Недели две назад он высмотрел в открытой витрине большой овощной лавки громадный фиолетовый шар великолепного голландского сыру, обращенный к публике клинообразным вырезом и соблазнительно зияющий на нее двумя желтыми плоскостями, покрытыми аппетитными, маслянистыми глазками.

Тапиока потратил терпеливо чуть не полдня, бродя вокруг лавки и выжидая удобного момента.

Наконец ему удалось с быстротой молнии схватить сыр и, завернув его в заранее приготовленный газетный лист, улепетнуть незамеченным.

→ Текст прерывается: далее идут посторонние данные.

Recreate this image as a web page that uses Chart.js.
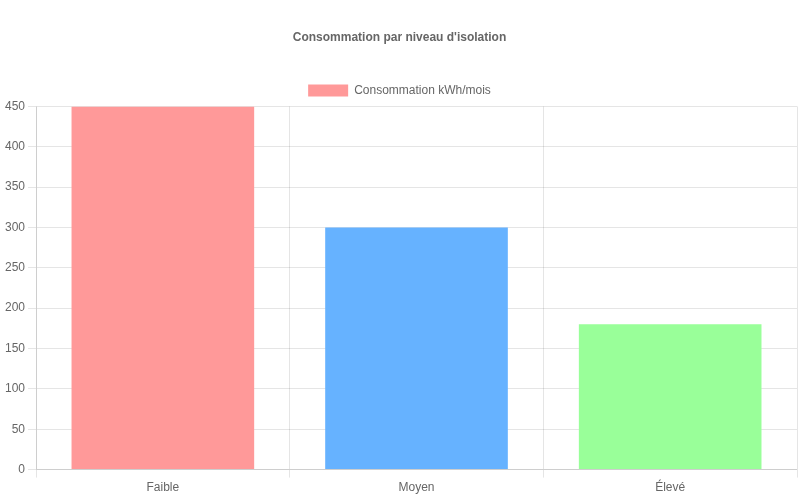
<!DOCTYPE html>
<html>
<head>
<meta charset="utf-8">
<script src="https://cdn.jsdelivr.net/npm/chart.js@4"></script>
<style>
html,body{margin:0;padding:0;background:#fff;}
#wrap{width:800px;height:500px;}
</style>
</head>
<body>
<div id="wrap"><canvas id="c"></canvas></div>
<script>
const categories = ["Faible", "Moyen", "Élevé"];
const consumption = [450, 300, 180];
const barColors = ["#FF9999", "#66B2FF", "#99FF99"];
const seriesLabel = "Consommation kWh/mois";
const chartTitle = "Consommation par niveau d'isolation";

Chart.defaults.font.family = "'Liberation Sans', Arial, sans-serif";
Chart.defaults.color = "#666";

new Chart(document.getElementById("c"), {
  type: "bar",
  data: {
    labels: categories,
    datasets: [{
      label: seriesLabel,
      data: consumption,
      backgroundColor: barColors,
      borderWidth: 0
    }]
  },
  options: {
    responsive: true,
    maintainAspectRatio: false,
    animation: false,
    layout: { padding: { left: 2, right: 3, bottom: 2, top: 0 } },
    plugins: {
      title: {
        display: true,
        text: chartTitle,
        font: { size: 12, weight: "bold" },
        padding: { top: 30, bottom: 30 }
      },
      legend: { display: true }
    },
    scales: {
      y: {
        beginAtZero: true,
        max: 450,
        ticks: { stepSize: 50 }
      }
    }
  }
});
</script>
</body>
</html>
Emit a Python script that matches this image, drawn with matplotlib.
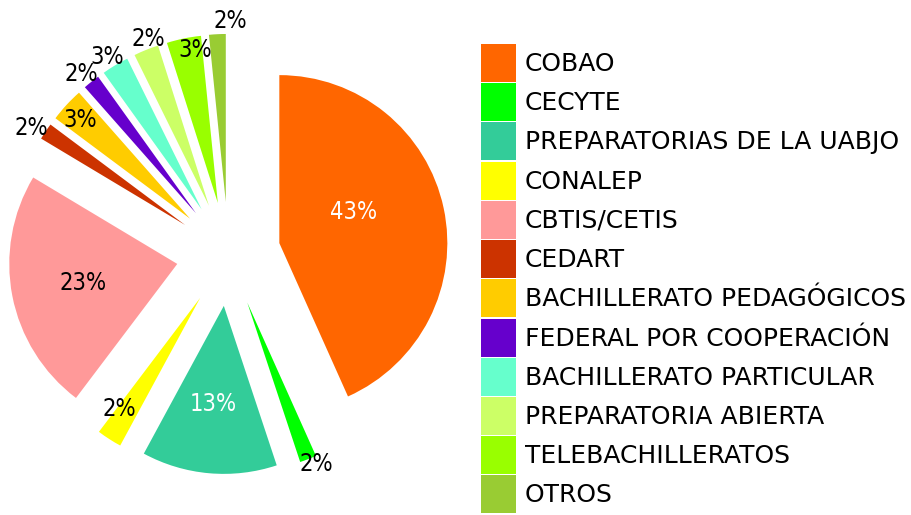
import matplotlib.pyplot as plt
import numpy as np

# subsistemas de bachillerato y su porcentaje
categorias = ['COBAO', 'CECYTE', 'PREPARATORIAS DE LA UABJO', 'CONALEP',
              'CBTIS/CETIS', 'CEDART', 'BACHILLERATO PEDAGÓGICOS',
              'FEDERAL POR COOPERACIÓN', 'BACHILLERATO PARTICULAR',
              'PREPARATORIA ABIERTA', 'TELEBACHILLERATOS', 'OTROS']
porcentajes = [43.3, 1.6, 13.0, 2.4, 23.3, 1.6, 3.3, 1.6, 2.6, 2.4, 3.3, 1.6]

colores = ['#FF6600', '#00FF00', '#33CC99', '#FFFF00', '#FF9999', '#CC3300',
           '#FFCC00', '#6600CC', '#66FFCC', '#CCFF66', '#99FF00', '#99CC33']
# posición de cada etiqueta: distancia radial y pequeño giro (grados)
dist_etiq = [0.48, 1.045, 0.59, 0.82, 0.57, 1.085, 0.88, 1.075, 1.068, 1.057, 0.92, 1.078]
giro_etiq = [10.5, 1.9, -1.3, -3.3, 0.4, 1.6, 0.9, 1.0, 0.8, -1.9, -3.2, -4.3]
color_etiq = ['white', 'black', 'white', 'black', 'black', 'black',
              'black', 'black', 'black', 'black', 'black', 'black']

fig = plt.figure(figsize=(9.12, 5.15), dpi=100)
r_px = 168.0
cx, cy = 228.4, 254.0
ax = fig.add_axes([0, 0, 456 / 912, 1])

wedges, _ = ax.pie(porcentajes, colors=colores, startangle=90, counterclock=False,
                   explode=[0.31] * len(porcentajes), radius=1,
                   wedgeprops=dict(linewidth=0))
ax.set_xlim(-cx / r_px, (456 - cx) / r_px)
ax.set_ylim(-(515 - cy) / r_px, cy / r_px)
ax.set_aspect('auto')

total = sum(porcentajes)
for i, w in enumerate(wedges):
    mid = np.radians((w.theta1 + w.theta2) / 2 + giro_etiq[i])
    x = w.center[0] + dist_etiq[i] * w.r * np.cos(mid)
    y = w.center[1] + dist_etiq[i] * w.r * np.sin(mid)
    ax.text(x, y, '%.0f%%' % (porcentajes[i] / total * 100), ha='center', va='center',
            fontsize=17, color=color_etiq[i], fontstretch='condensed',
            family=['DejaVu Sans'])

fs = 18
px = fs * 100 / 72
fig.legend(wedges, categorias, loc='upper left', bbox_to_anchor=(481 / 912, 1 - 44 / 515),
           frameon=False, fontsize=fs, handlelength=35 / px, handleheight=1.96,
           labelspacing=1.25 / px, handletextpad=9 / px, borderpad=0,
           borderaxespad=0)

fig.savefig('out.png', dpi=100)
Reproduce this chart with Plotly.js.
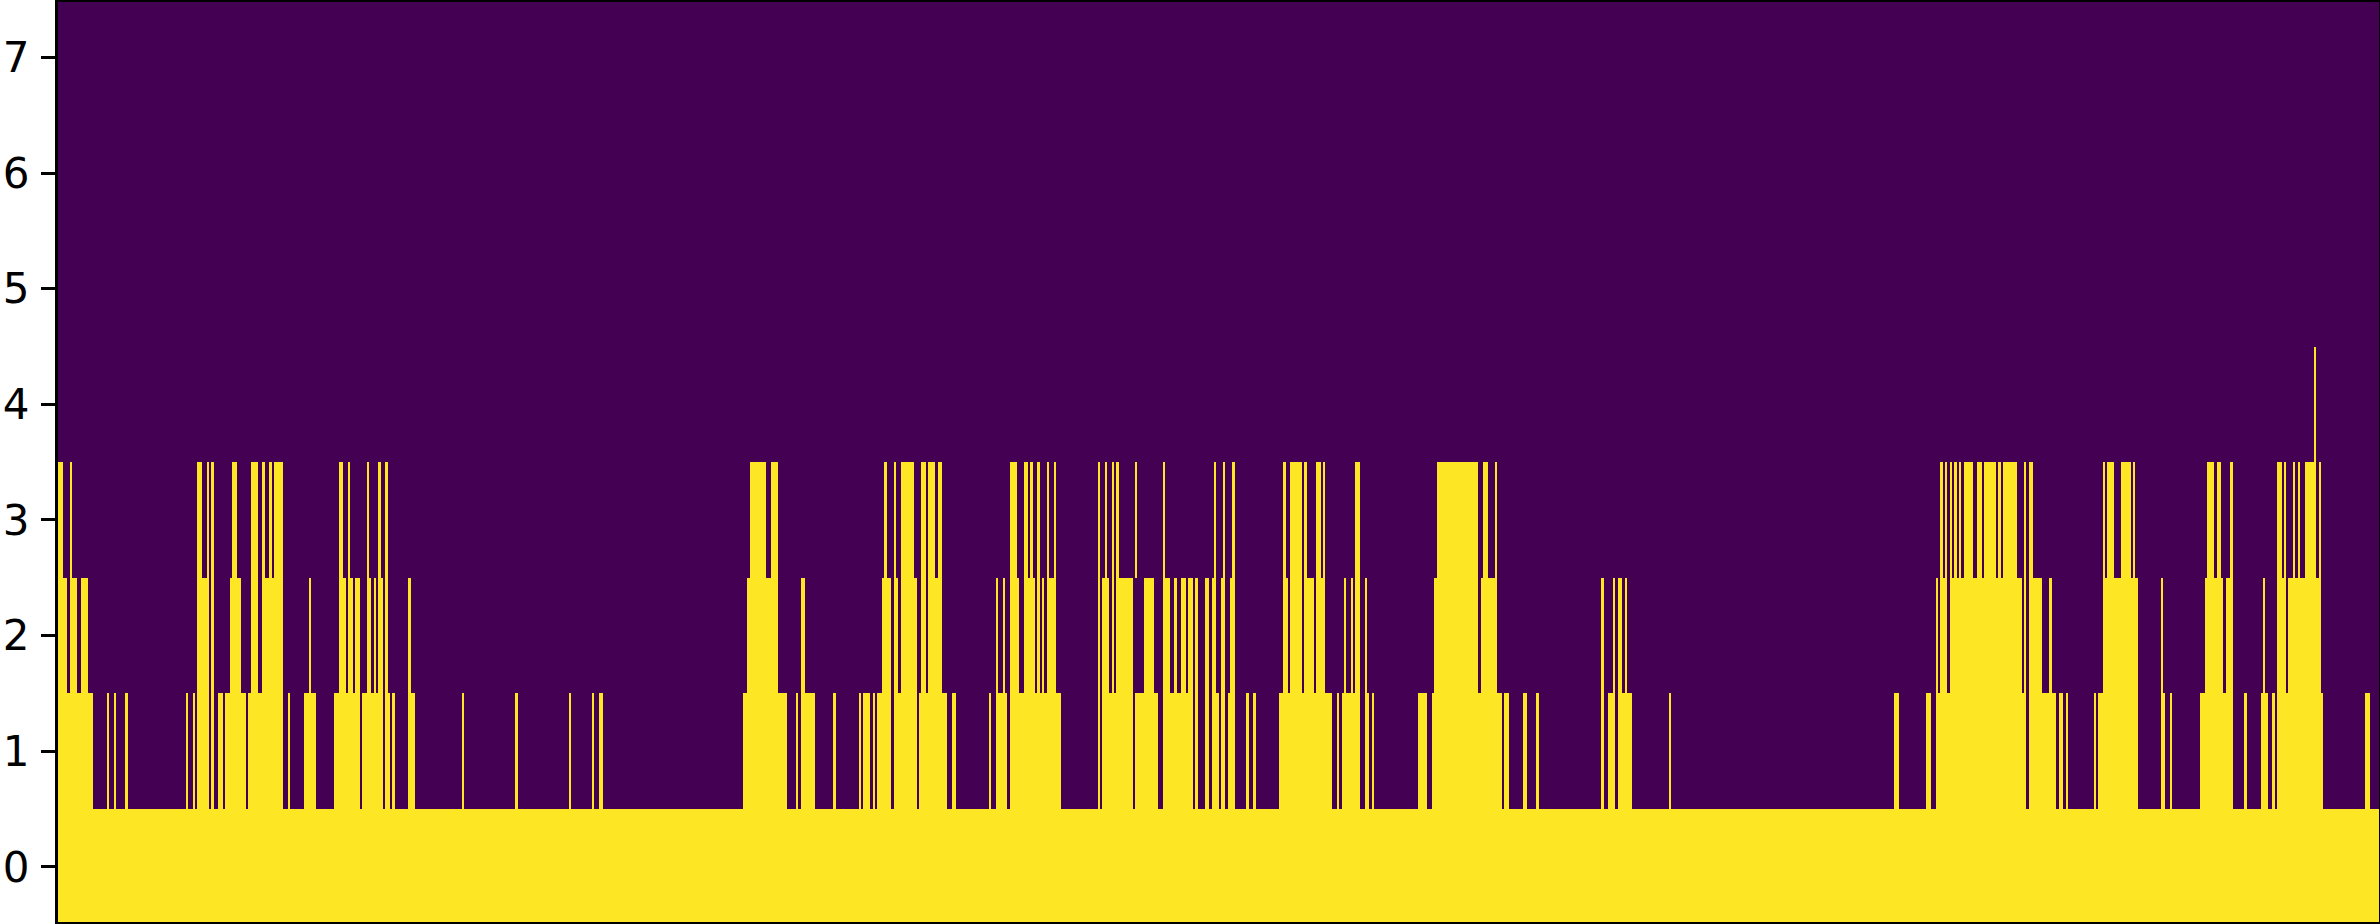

Он направился прямо к знакомому приемщику краденых съестных припасов, мечтая заполучить от него за свою добычу на плохой конец пару лир.

Прибыв по назначению, он развернул шар и с торжествующей улыбкой преподнес его приемщику, заранее предвкушая блага, которые перепадут ему за такую лакомую добычу.

Человек взял сыр, оглядел его, прикинул вес на руке, понюхал и в свою очередь усмехнулся. Затем, не говоря ни слова, бросил шар на землю. Сыр со странным звуком ударился об пол, подскочил и покатился в угол, как кегельный шар.

Он был из дерева, художественно окрашенного.

Тапиока разинул рот, как и его поддельный сыр: так велико было его изумление.

В другой раз судьба подшутила над ним еще злее.

Раз под вечер, пробираясь ко двору, он наткнулся на человека, остановившегося перед театральной афишей.

Одежда и все обличье неизвестного были многообещающи: старенький, толстенький, щеголеватый; физиономия немного идиотская растерявшегося иностранца, иностранца породистого, богатого и доверчивого, с туго набитым бумажником, медлительной смекалкой, близорукими глазами и трудным пищеварением. Словом, тип человека, предназначенного для ограбления.